Sorry, this isn't correct. I should have read this more carefully, but I was busy using Google image search to find a picture of a shrimp.
The fusion that takes place in a supernova is negligible. What powers a supernova is the gravitational collapse of the core. Think about it: as the core falls inwards, a gigantically large amount of gravitational potential energy is released. This is true whether the core collapses to a black hole or a neutron star. The energy released is typically larger than the total energy derived from fusion over the life of the star(!) That energy has to go someplace, and as the outer layers of the star are optically thick, they absorb it, and are blown out into space. They even absorb a surprisingly large fraction of the neutrino emissions.
I don't understand this. Why would gravitational energy escape from a contracting mass (the core)? I am having trouble understanding how gravity is ever released in any situation, actually. I can only probably erroneously conceptualize the forces of gravity and heat working against each other, with distance the only factor in deciding what gets sucked in and what doesn't.
Or are you saying that, at the brink of collapse, as the core mass rapidly contracts, the gravity that was holding the outer sphere becomes weaker? Thereby allowing the outer sphere to explode?
Someone hand me my yellow plastic hammer to resume pounding blocks please.

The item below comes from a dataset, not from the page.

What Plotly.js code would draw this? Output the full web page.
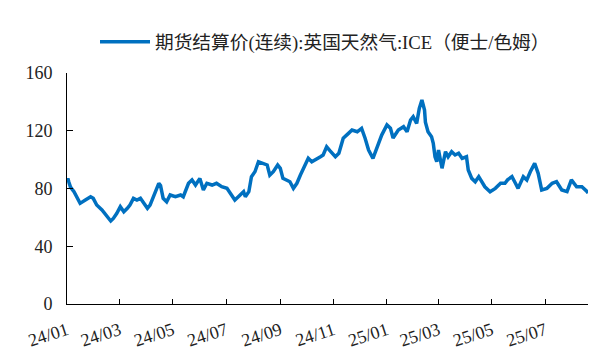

Now that IS interesting. While I admittedly posted what I wrote from the top of my head, I have subsequently had the opportunity to consult my old Stellar Evolution text, ("The Stars: their structure and evolution" -- R. J. Taylor, 1974, Wykeham Publications, London), and it provides essentially the same account of a supernova event as I posted.
I concluded that the understanding of supernova processes has been modified over the intervening years, while I wasn't paying close attention.
That's what I get for posting without doing a "Google" search first..... thanks for correcting the record.